So my thinking is something like: If you just throw money at FOSS ML libraries, I expect you’d mostly shorten the time from “some researcher writes a paper” and “that model is used in a billion real-world projects”. I think you’d make whatever AI tech exists be more broadly distributed. I don’t think that would directly make stronger AI arrive faster, because I think it would mostly just give people lots of easy-to-use boxes, like when CNNs got popularized, it became quite trivial to train any sort of visual classification task you wanted.
But I can see that this would make weaker AI get deployed faster, so that gains from capabilities research could be easier to see for investors, so it could indirectly pour more effort into developing stronger capabilities.
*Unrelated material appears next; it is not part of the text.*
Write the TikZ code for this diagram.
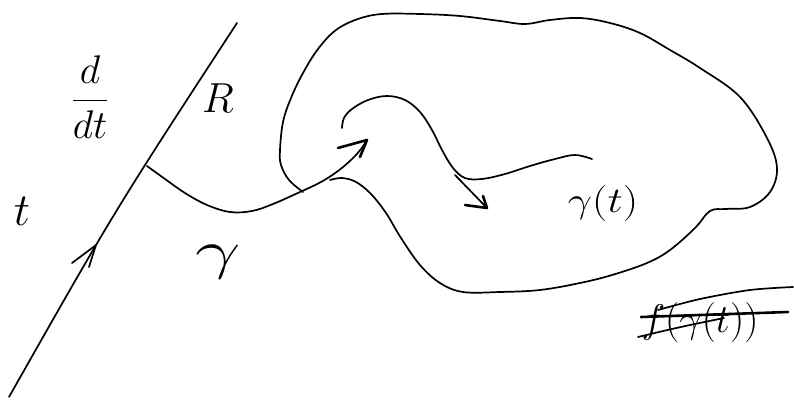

The change of timelines that would produce would depend on to what degree you believe that we are in a “deployment overhang”, in the sense of “practical deployment of models is lagging far behind what we have capacities for”. I can see arguments for both why we are and aren’t in such an overhang. Argument for would be of the shape “have you seen the stuff GPT-3 can do? Why doesn’t everyone have a competent virtual assistant yet?” An argument against would be “look at how slow we’re going with e.g. self-driving cars or AI in medicine, capabilities research just glosses over lots of stuff that blocks practical deployment”.
I think it also depends a lot on what exactly you’d be funding. For example, “cutting-edge pre-trained deep RL for everyone” versus “explainable interpretable robust models for everyone”
Me:
Woot, thanks! Can I share that with the others, including the author of the question? My interpretation was even that it’s about libraries like cchardet – super fundamental ones. Lots of websites misdeclare their encodings, so you get a lot of messy text with encoding errors when you try to read it. Make cchardet a bit more magical, add support for a few more encodings, and you can extract a bit more training data, or a developer saves a day of hard-coding the right encodings to use for a bunch of domains. That, except with thousands and thousands of libraries like cchardet.
Rai:
Sure you can share that, even as a comment with attribution to me if you think it could be useful.
With stuff like more fundamental libraries there it becomes i think a question of generally speeding up industry/innovation. I think you’d probably want to plug all this into a general development model.